Enfin, dernier élément, on peut sans doute considérer que la plus grande visibilité des différences de prix et de salaires entre pays de la zone euro pourrait mettre les organisations syndicales sous pression au nom de la compétitivité. La transparence pourrait en effet accroître la pression en vue d’atteindre les mêmes niveaux de productivité que dans les économies les plus performantes, mais avec des salaires réduits et des niveaux inférieurs d’allocations.

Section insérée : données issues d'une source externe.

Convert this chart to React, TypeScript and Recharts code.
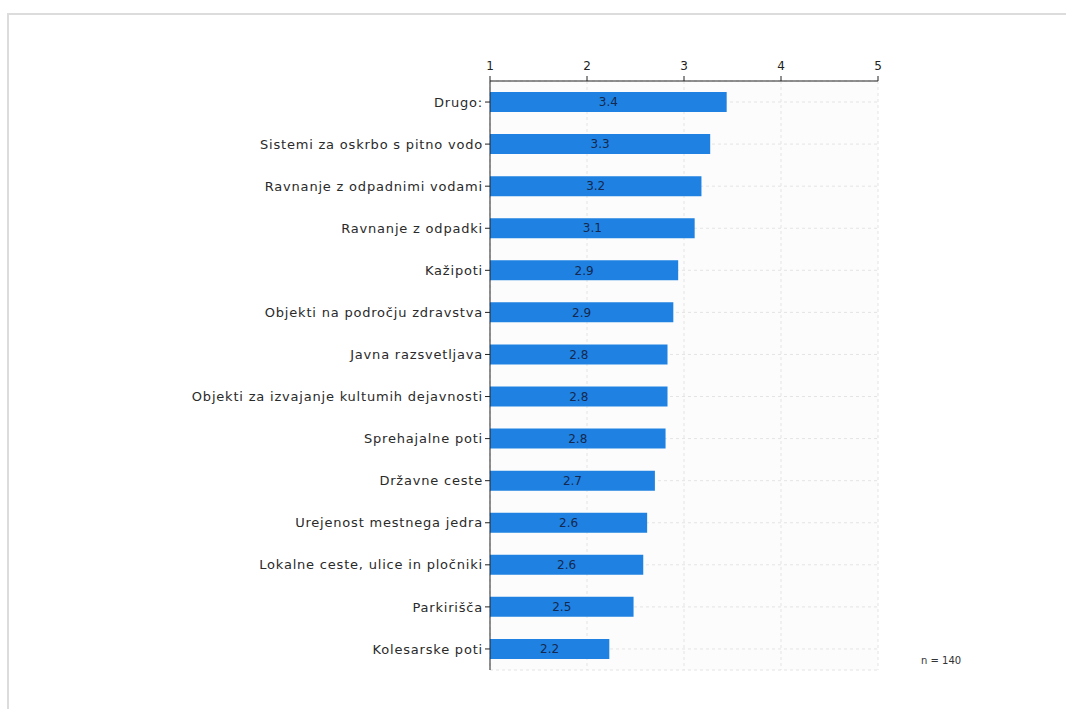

Entre utopie et pragmatisme
S’il est une seule certitude, c’est bien qu’à l’avenir nos systèmes de protection sociale évolueront dans un environnement économique très différent. Celui-ci les soutiendra-t-il, ou au contraire menacera-t-il leur développement? La réponse – encore à apporter à cette interrogation – n’est pas technique mais politique. Plusieurs propositions ont déjà été avancées, parfois depuis plusieurs années, pour baliser l’avenir de la sécurité sociale au niveau européen: instauration de normes européennes minimales mettant un terme à tout risque de dumping social, convergence progressive des prestations sociales, voire, de manière plus ambitieuse, mise en œuvre d’une sorte de protection sociale spécifiquement européenne, par exemple au profit des régions les plus affectées par une crise économique à court terme.
Toutes ces propositions nécessitent toutefois que les Quinze acceptent des transferts financiers nationaux et européens visant à soutenir les revenus et à promouvoir une forme de solidarité transnationale, ce qui semble hautement utopique en dépit de la coloration rouge-rose d’une majorité de gouvernements actuels. L’"Europe sociale" n’est donc pas près de se construire. Et en tout cas pas de cette manière-là. Il reste, en attendant un hypothétique sursaut politique, à espérer que le début de convergence pragmatique que l’on voit à l’œuvre au niveau des systèmes de protection sociale, des prestations, de l’étendue des couvertures, du financement, se poursuive (vers le haut) jusqu’à rendre le débat politique plus aisé.

Christophe Degryse

  1. Cet article s'inspire d'une étude réalisée par Bart Vanhercke, et dont les résultats ont été publiés dans la Revue belge de sécurité sociale, au 1er trimestre 1999, sous le titre : Protection sociale et union économique et monétaire. Cette étude a été réalisée dans le cadre d'une convention entre l'Observatoire social européen et le Ministère belge des Affaires sociales, de la Santé publique et de l'Environnement.
  2. Voir Degryse Ch., Monnaie inique ? l'impact social de l'union monétaire, in, Démocratie N°9, 1er mai 1998.
  3. Bogaert, H;, Hespel E., Les enjeux de la politique économique belge dans la troisième phase de l'Union économique et monétaire Working. Paper, Bureau du plan, février 1999.